Your copy of the material below should match it exactly, except that it holds no pictures.

***** Data segment *****

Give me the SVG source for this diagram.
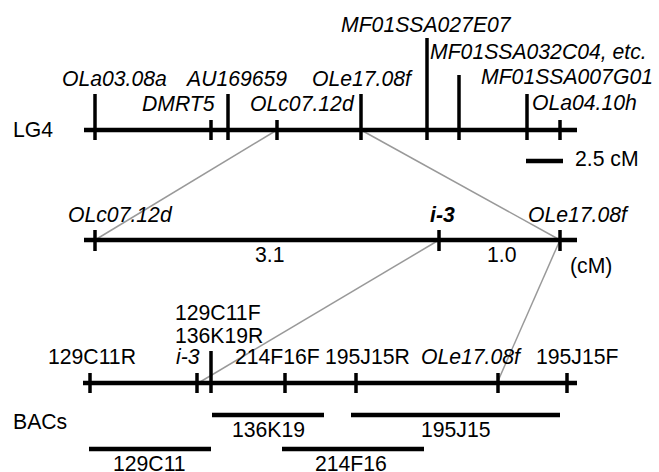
<svg xmlns="http://www.w3.org/2000/svg" width="659" height="472" viewBox="0 0 659 472">
<style>
text{font-family:"Liberation Sans",Arial,sans-serif;font-size:21.2px;fill:#000}
.i{font-style:italic}
.b{font-weight:bold}
.ax{stroke:#000;stroke-width:4.5;fill:none}
.tk{stroke:#000;stroke-width:3.5;fill:none}
.gr{stroke:#999;stroke-width:1.5;fill:none}
</style>
<rect width="659" height="472" fill="#fff"/>
<g id="connectors">
<line class="gr" x1="277" y1="130" x2="95" y2="240"/>
<line class="gr" x1="361" y1="130" x2="560" y2="240"/>
<line class="gr" x1="439" y1="240" x2="200" y2="382"/>
<line class="gr" x1="560" y1="240" x2="498" y2="381"/>
</g>
<g id="lg4">
<text x="13" y="137">LG4</text>
<line class="ax" x1="84" y1="130" x2="577" y2="130"/>
<line class="tk" x1="95" y1="94" x2="95" y2="140"/>
<line class="tk" x1="211" y1="120" x2="211" y2="140"/>
<line class="tk" x1="228" y1="94" x2="228" y2="140"/>
<line class="tk" x1="277" y1="120" x2="277" y2="140"/>
<line class="tk" x1="361" y1="94" x2="361" y2="140"/>
<line class="tk" x1="427" y1="38" x2="427" y2="140"/>
<line class="tk" x1="459" y1="75" x2="459" y2="140"/>
<line class="tk" x1="527" y1="94" x2="527" y2="140"/>
<line class="tk" x1="560" y1="120" x2="560" y2="140"/>
<text class="i" x="62" y="86">OLa03.08a</text>
<text class="i" x="142" y="111">DMRT5</text>
<text class="i" x="187" y="86">AU169659</text>
<text class="i" x="250" y="111">OLc07.12d</text>
<text class="i" x="312" y="86">OLe17.08f</text>
<text class="i" x="341" y="32">MF01SSA027E07</text>
<text class="i" x="430" y="59">MF01SSA032C04, etc.</text>
<text class="i" x="481" y="84">MF01SSA007G01</text>
<text class="i" x="532" y="110">OLa04.10h</text>
</g>
<g id="scale">
<line class="ax" x1="526" y1="161" x2="563" y2="161"/>
<text x="575" y="166">2.5 cM</text>
</g>
<g id="fine-map">
<line class="ax" x1="84" y1="240" x2="577" y2="240"/>
<line class="tk" x1="95" y1="230" x2="95" y2="251"/>
<line class="tk" x1="439" y1="230" x2="439" y2="251"/>
<line class="tk" x1="560" y1="230" x2="560" y2="251"/>
<text class="i" x="68" y="222">OLc07.12d</text>
<text class="i b" x="430" y="222">i-3</text>
<text class="i" x="528" y="222">OLe17.08f</text>
<text x="255" y="262">3.1</text>
<text x="487" y="262">1.0</text>
<text x="570" y="273">(cM)</text>
</g>
<g id="physical-map">
<line class="ax" x1="83" y1="383" x2="577" y2="383"/>
<line class="tk" x1="90" y1="373" x2="90" y2="393"/>
<line class="tk" x1="197" y1="373" x2="197" y2="393"/>
<line class="tk" x1="211" y1="351" x2="211" y2="393"/>
<line class="tk" x1="285" y1="373" x2="285" y2="393"/>
<line class="tk" x1="356" y1="373" x2="356" y2="393"/>
<line class="tk" x1="498" y1="373" x2="498" y2="393"/>
<line class="tk" x1="567" y1="373" x2="567" y2="393"/>
<text x="48" y="364">129C11R</text>
<text class="i" x="176" y="364">i-3</text>
<text x="175" y="320">129C11F</text>
<text x="175" y="343">136K19R</text>
<text x="235" y="364">214F16F</text>
<text x="325" y="364">195J15R</text>
<text class="i" x="421" y="364">OLe17.08f</text>
<text x="536" y="364">195J15F</text>
</g>
<g id="bacs">
<text x="13" y="429">BACs</text>
<g id="bac-136K19">
<line class="ax" x1="212" y1="415" x2="324" y2="415"/>
<text x="232" y="437">136K19</text>
</g>
<g id="bac-195J15">
<line class="ax" x1="351" y1="415" x2="560" y2="415"/>
<text x="421" y="437">195J15</text>
</g>
<g id="bac-129C11">
<line class="ax" x1="89" y1="449" x2="211" y2="449"/>
<text x="113" y="471">129C11</text>
</g>
<g id="bac-214F16">
<line class="ax" x1="282" y1="449" x2="424" y2="449"/>
<text x="315" y="471">214F16</text>
</g>
</g>
</svg>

*****

• [Solution]
Give me the SVG source for this diagram.
<svg xmlns="http://www.w3.org/2000/svg" width="659" height="472" viewBox="0 0 659 472">
<style>
text{font-family:"Liberation Sans",Arial,sans-serif;font-size:21.2px;fill:#000}
.i{font-style:italic}
.b{font-weight:bold}
.ax{stroke:#000;stroke-width:4.5;fill:none}
.tk{stroke:#000;stroke-width:3.5;fill:none}
.gr{stroke:#999;stroke-width:1.5;fill:none}
</style>
<rect width="659" height="472" fill="#fff"/>
<g id="connectors">
<line class="gr" x1="277" y1="130" x2="95" y2="240"/>
<line class="gr" x1="361" y1="130" x2="560" y2="240"/>
<line class="gr" x1="439" y1="240" x2="200" y2="382"/>
<line class="gr" x1="560" y1="240" x2="498" y2="381"/>
</g>
<g id="lg4">
<text x="13" y="137">LG4</text>
<line class="ax" x1="84" y1="130" x2="577" y2="130"/>
<line class="tk" x1="95" y1="94" x2="95" y2="140"/>
<line class="tk" x1="211" y1="120" x2="211" y2="140"/>
<line class="tk" x1="228" y1="94" x2="228" y2="140"/>
<line class="tk" x1="277" y1="120" x2="277" y2="140"/>
<line class="tk" x1="361" y1="94" x2="361" y2="140"/>
<line class="tk" x1="427" y1="38" x2="427" y2="140"/>
<line class="tk" x1="459" y1="75" x2="459" y2="140"/>
<line class="tk" x1="527" y1="94" x2="527" y2="140"/>
<line class="tk" x1="560" y1="120" x2="560" y2="140"/>
<text class="i" x="62" y="86">OLa03.08a</text>
<text class="i" x="142" y="111">DMRT5</text>
<text class="i" x="187" y="86">AU169659</text>
<text class="i" x="250" y="111">OLc07.12d</text>
<text class="i" x="312" y="86">OLe17.08f</text>
<text class="i" x="341" y="32">MF01SSA027E07</text>
<text class="i" x="430" y="59">MF01SSA032C04, etc.</text>
<text class="i" x="481" y="84">MF01SSA007G01</text>
<text class="i" x="532" y="110">OLa04.10h</text>
</g>
<g id="scale">
<line class="ax" x1="526" y1="161" x2="563" y2="161"/>
<text x="575" y="166">2.5 cM</text>
</g>
<g id="fine-map">
<line class="ax" x1="84" y1="240" x2="577" y2="240"/>
<line class="tk" x1="95" y1="230" x2="95" y2="251"/>
<line class="tk" x1="439" y1="230" x2="439" y2="251"/>
<line class="tk" x1="560" y1="230" x2="560" y2="251"/>
<text class="i" x="68" y="222">OLc07.12d</text>
<text class="i b" x="430" y="222">i-3</text>
<text class="i" x="528" y="222">OLe17.08f</text>
<text x="255" y="262">3.1</text>
<text x="487" y="262">1.0</text>
<text x="570" y="273">(cM)</text>
</g>
<g id="physical-map">
<line class="ax" x1="83" y1="383" x2="577" y2="383"/>
<line class="tk" x1="90" y1="373" x2="90" y2="393"/>
<line class="tk" x1="197" y1="373" x2="197" y2="393"/>
<line class="tk" x1="211" y1="351" x2="211" y2="393"/>
<line class="tk" x1="285" y1="373" x2="285" y2="393"/>
<line class="tk" x1="356" y1="373" x2="356" y2="393"/>
<line class="tk" x1="498" y1="373" x2="498" y2="393"/>
<line class="tk" x1="567" y1="373" x2="567" y2="393"/>
<text x="48" y="364">129C11R</text>
<text class="i" x="176" y="364">i-3</text>
<text x="175" y="320">129C11F</text>
<text x="175" y="343">136K19R</text>
<text x="235" y="364">214F16F</text>
<text x="325" y="364">195J15R</text>
<text class="i" x="421" y="364">OLe17.08f</text>
<text x="536" y="364">195J15F</text>
</g>
<g id="bacs">
<text x="13" y="429">BACs</text>
<g id="bac-136K19">
<line class="ax" x1="212" y1="415" x2="324" y2="415"/>
<text x="232" y="437">136K19</text>
</g>
<g id="bac-195J15">
<line class="ax" x1="351" y1="415" x2="560" y2="415"/>
<text x="421" y="437">195J15</text>
</g>
<g id="bac-129C11">
<line class="ax" x1="89" y1="449" x2="211" y2="449"/>
<text x="113" y="471">129C11</text>
</g>
<g id="bac-214F16">
<line class="ax" x1="282" y1="449" x2="424" y2="449"/>
<text x="315" y="471">214F16</text>
</g>
</g>
</svg>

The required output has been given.